- DIRECTIVE
The line holding "plt.rcParams['font.family'] = ['Liberation" is the last one to output; start at the first line of the data, keep every line in between exactly, and leave out pictures.

___ PROVIDED DATA ___

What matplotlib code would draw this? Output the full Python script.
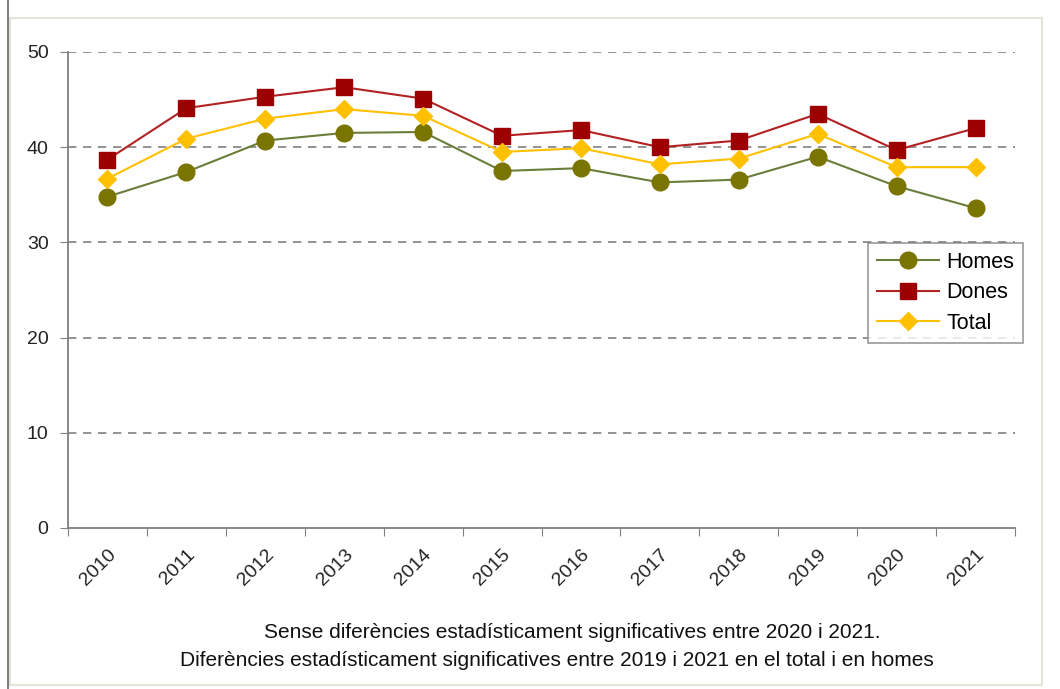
import matplotlib
matplotlib.use('Agg')
from matplotlib import pyplot as plt
from matplotlib.patches import Rectangle

plt.rcParams['font.family'] = ['Liberation Sans', 'DejaVu Sans']

years = ['2010', '2011', '2012', '2013', '2014', '2015',
         '2016', '2017', '2018', '2019', '2020', '2021']
homes = [34.8, 37.4, 40.7, 41.5, 41.6, 37.5, 37.8, 36.3, 36.6, 39.0, 35.9, 33.6]
dones = [38.7, 44.1, 45.3, 46.3, 45.1, 41.2, 41.8, 40.0, 40.7, 43.5, 39.7, 42.0]
total = [36.7, 40.9, 43.0, 44.0, 43.3, 39.5, 39.9, 38.2, 38.8, 41.4, 37.9, 37.9]
y_ticks = [0, 10, 20, 30, 40, 50]
notes = ['Sense diferències estadísticament significatives entre 2020 i 2021.',
         'Diferències estadísticament significatives entre 2019 i 2021 en el total i en homes']

fig = plt.figure(figsize=(10.6, 6.89), dpi=100)
fig.patch.set_facecolor('white')

# outer frame of the chart area
fig.patches.append(Rectangle((10 / 1060, 4 / 689), 1032 / 1060, 667 / 689,
                             transform=fig.transFigure, fill=False,
                             edgecolor='#e6e4d8', linewidth=1.5))
fig.add_artist(plt.Line2D([8 / 1060, 8 / 1060], [0, 1], transform=fig.transFigure,
                          color='#808080', linewidth=1.5))

ax = fig.add_axes([68 / 1060, 1 - 528 / 689, 947 / 1060, 476 / 689])
x = list(range(len(years)))

ax.plot(x, homes, color='#6b7d3a', linewidth=1.5, marker='o', markersize=12,
        markerfacecolor='#7a7400', markeredgecolor='#7a7400', label='Homes', zorder=3)
ax.plot(x, dones, color='#b22222', linewidth=1.5, marker='s', markersize=12,
        markerfacecolor='#9c0000', markeredgecolor='#9c0000', label='Dones', zorder=4)
ax.plot(x, total, color='#ffc000', linewidth=1.5, marker='D', markersize=9,
        markerfacecolor='#ffc000', markeredgecolor='#ffc000', label='Total', zorder=5)

ax.set_xlim(-0.5, len(years) - 0.5)
ax.set_ylim(0, 50)
ax.set_yticks(y_ticks)
ax.set_yticklabels([str(t) for t in y_ticks], fontsize=14, color='#222222')
for t in y_ticks[1:]:
    ax.axhline(t, color='#808080', linestyle=(0, (5, 4)), linewidth=1.2, zorder=1)

# category ticks sit between years, labels centred under each year
ax.set_xticks([i - 0.5 for i in range(len(years) + 1)])
ax.set_xticklabels([])
ax.set_xticks(x, minor=True)
ax.set_xticklabels(years, minor=True, rotation=45, ha='right', va='top',
                   rotation_mode='anchor', fontsize=14, color='#222222')
ax.tick_params(axis='x', which='minor', length=0, pad=13)
ax.tick_params(axis='x', which='major', length=6, color='#808080')
ax.tick_params(axis='y', length=6, color='#808080', pad=8)

for side in ['top', 'right']:
    ax.spines[side].set_visible(False)
for side in ['left', 'bottom']:
    ax.spines[side].set_color('#808080')
    ax.spines[side].set_linewidth(1.3)

leg = ax.legend(loc='upper left', bbox_to_anchor=(800 / 947, 1 - (243 - 52) / 476),
                fontsize=15.5, frameon=True, fancybox=False, borderpad=0.4,
                labelspacing=0.45, handlelength=2.9, handletextpad=0.35,
                borderaxespad=0)
leg.get_frame().set_edgecolor('#808080')
leg.get_frame().set_linewidth(1.2)

fig.text(572 / 1060, 1 - 633 / 689, notes[0], ha='center', va='center',
         fontsize=15, color='#111111')
fig.text(557 / 1060, 1 - 661 / 689, notes[1], ha='center', va='center',
         fontsize=15, color='#111111')

fig.savefig('out.png', dpi=100, facecolor='white')
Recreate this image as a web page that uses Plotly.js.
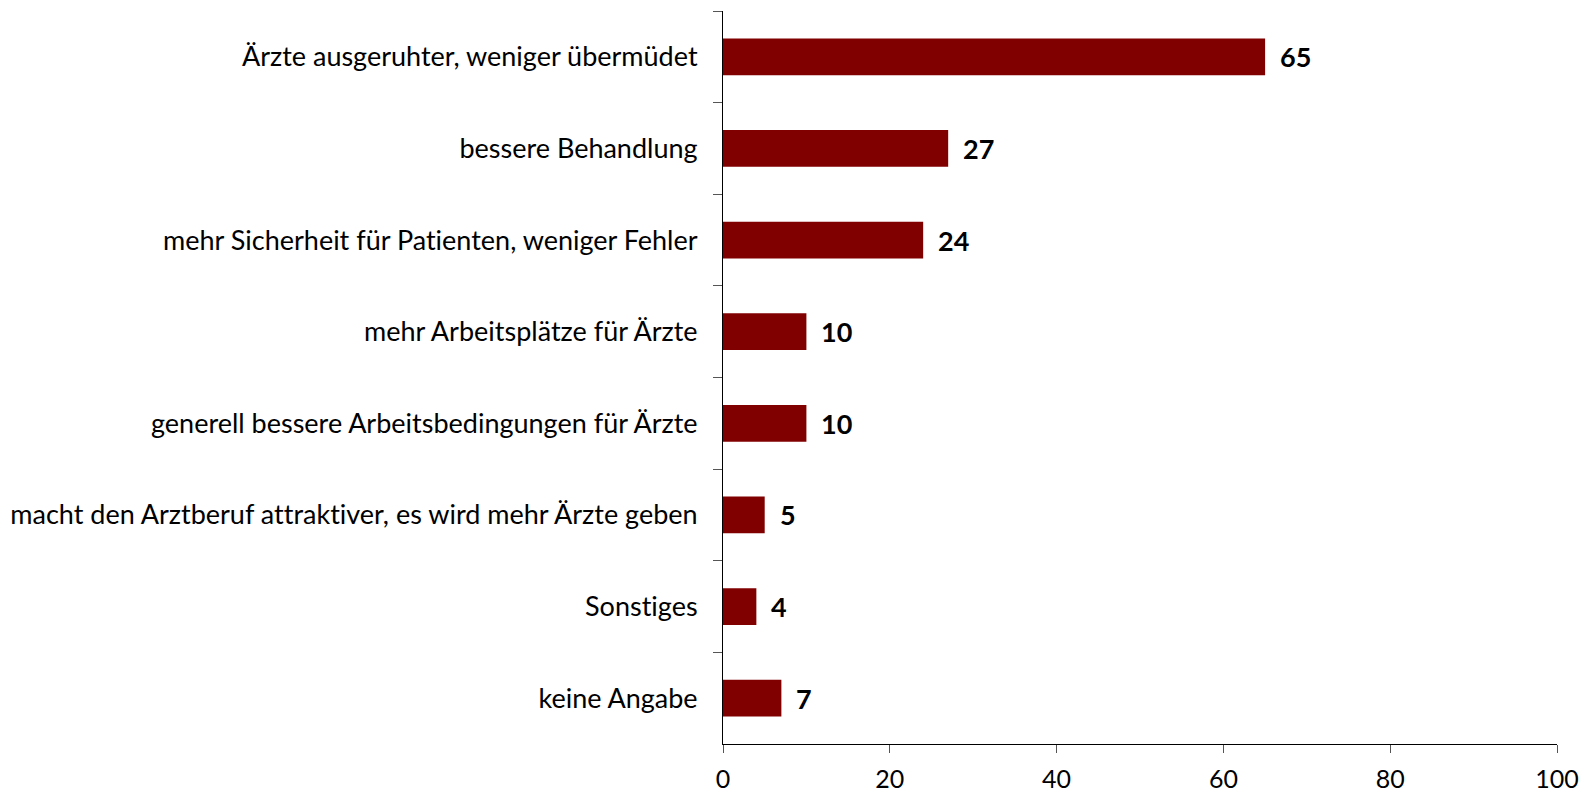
<!DOCTYPE html>
<html>
<head>
<meta charset="utf-8">
<script src="https://cdn.plot.ly/plotly-3.0.1.min.js"></script>
<style>html,body{margin:0;padding:0;background:#fff;}#chart{width:1593px;height:792px;}
text{font-variant-ligatures:none;font-feature-settings:"liga" 0,"clig" 0;}</style>
</head>
<body>
<div id="chart"></div>
<script>
const categories = [
  "Ärzte ausgeruhter, weniger übermüdet",
  "bessere Behandlung",
  "mehr Sicherheit für Patienten, weniger Fehler",
  "mehr Arbeitsplätze für Ärzte",
  "generell bessere Arbeitsbedingungen für Ärzte",
  "macht den Arztberuf attraktiver, es wird mehr Ärzte geben",
  "Sonstiges",
  "keine Angabe"
];
const values = [65, 27, 24, 10, 10, 5, 4, 7];
const xTickValues = [0, 20, 40, 60, 80, 100];

const FONT = "Lato, 'Open Sans', sans-serif";

const trace = {
  type: 'bar',
  orientation: 'h',
  x: values,
  y: categories,
  marker: {color: '#800000'},
  hoverinfo: 'skip',
  showlegend: false
};

const annotations = values.map((v, i) => ({
  x: v, y: categories[i], xref: 'x', yref: 'y',
  text: '<b>' + v + '</b>', showarrow: false,
  xanchor: 'left', yanchor: 'middle', xshift: 13,
  font: {family: FONT, size: 27, color: '#000'}
}));

const layout = {
  width: 1593, height: 792,
  margin: {l: 723, r: 36, t: 11, b: 48, pad: 0},
  paper_bgcolor: '#fff', plot_bgcolor: '#fff',
  bargap: 0.6,
  font: {family: FONT, size: 27, color: '#000'},
  xaxis: {
    range: [0, 100], tickvals: xTickValues, ticktext: xTickValues.map(String),
    showgrid: false, zeroline: false, showline: true, linecolor: '#000', linewidth: 1,
    ticks: 'outside', ticklen: 8, tickcolor: '#555', tickwidth: 1,
    tickfont: {family: FONT, size: 25, color: '#000'},
    ticklabelstandoff: 5, automargin: false, fixedrange: true
  },
  yaxis: {
    autorange: 'reversed', type: 'category',
    showgrid: false, zeroline: false, showline: true, linecolor: '#000', linewidth: 1,
    ticks: 'outside', ticklen: 9, tickcolor: '#555', tickwidth: 1, tickson: 'boundaries',
    tickfont: {family: FONT, size: 27, color: '#000'},
    ticklabelstandoff: 19, automargin: false, fixedrange: true
  },
  annotations: annotations
};

Plotly.newPlot('chart', [trace], layout, {displayModeBar: false, staticPlot: true});
</script>
</body>
</html>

___

- THE COMPLETED TASK
What matplotlib code would draw this? Output the full Python script.
import matplotlib
matplotlib.use('Agg')
from matplotlib import pyplot as plt
from matplotlib.patches import Rectangle

plt.rcParams['font.family'] = ['Liberation Sans', 'DejaVu Sans']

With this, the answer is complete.